"La route ne grimpe plus, elle descend. Après les circuits hâtifs que la jeunesse imagine pour mieux assouvir son amour des courses au bord des ravins, elle dévale à l'heure dangereuse de certains jours. La fin du voyage approche, une fin en désespoir de cause. Le grand âge est là, sa vigilance ne pèse pas trop lourd. Quelque chose est en train de mourir, quelque chose attend de naître. Quoi ? Je l'ignore ou, plutôt, je fais semblant de l'ignorer pour écarter de moi la phrase grinçante et terrible : on ne vieillit pas, on durcit à certaines places, on pourrit à d'autres.

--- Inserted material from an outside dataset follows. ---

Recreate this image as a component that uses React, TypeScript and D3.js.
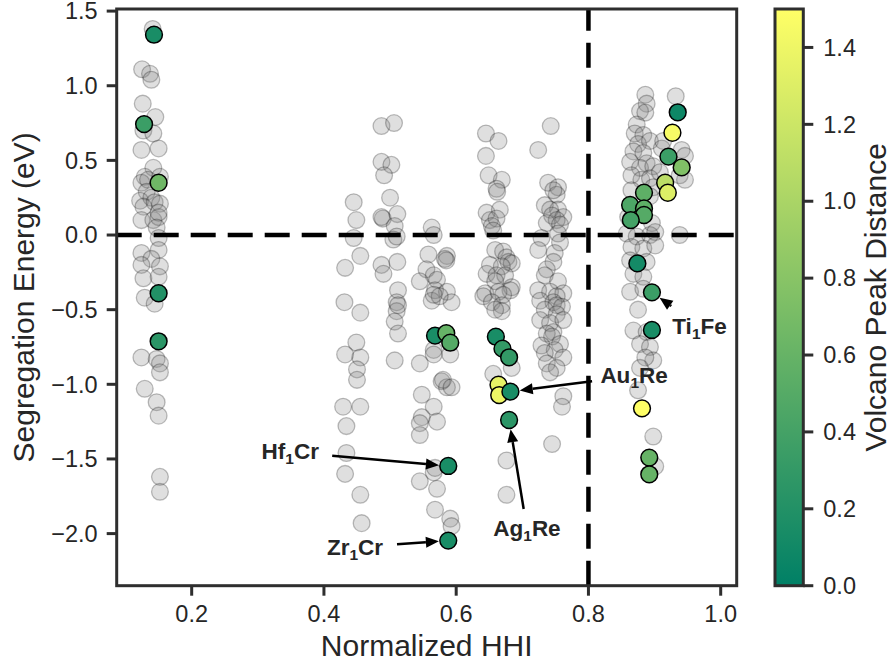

Le seul remède à cette angoisse, c'est la tendresse."
Mais peut-être Pol Vandromme espérait-il en un autre "remède" : donner à son oeuvre une coda qui en fût le reflet fidèle. Ainsi composa-t-il, peu de temps avant sa mort, ce florilège de "chroniques" et d'" évocations" qu'il corrigea de sa main, où transparaît la constance de son hostilité aux sectarismes - son "indifférence de rébellion". Et voilà le lecteur invité à muser du côté de ses humeurs littéraires, élogieuses ou acerbes, puis à visiter ses "paysages" - la Meuse, la Sambre, Liège, Binche... - tous marqués au sceau d'un de ses "écrivains de prédilection". Qu'elle célèbre le "grand talent de Sartre" ou le "génie de Céline", s'affûte jusqu'au tranchant face aux louanges exagérées, ou devienne lyrique pour dire les saisons et les jours c'est, toujours, la voix d'un écrivain de haut vol qu'on entend.
Pol Vandromme (1927-2009), natif du Hainaut, aura été pendant plus d'un demi-siècle l'un des plus éminents critiques littéraires européens de langue française. Parmi les quelque cinquante ouvrages qu'il a publiés, on retiendra Aymé (Gallimard), Françoise Sagan ou l'élégance de survivre (Le Rocher), Roger Nimier, le Grand d'Espagne (Vagabonde), Le Monde de Tintin (La Table Ronde), Georges Simenon, romancier russe de langue française (L'Age d'Homme), Céline et Cie (L'Age d'Homme).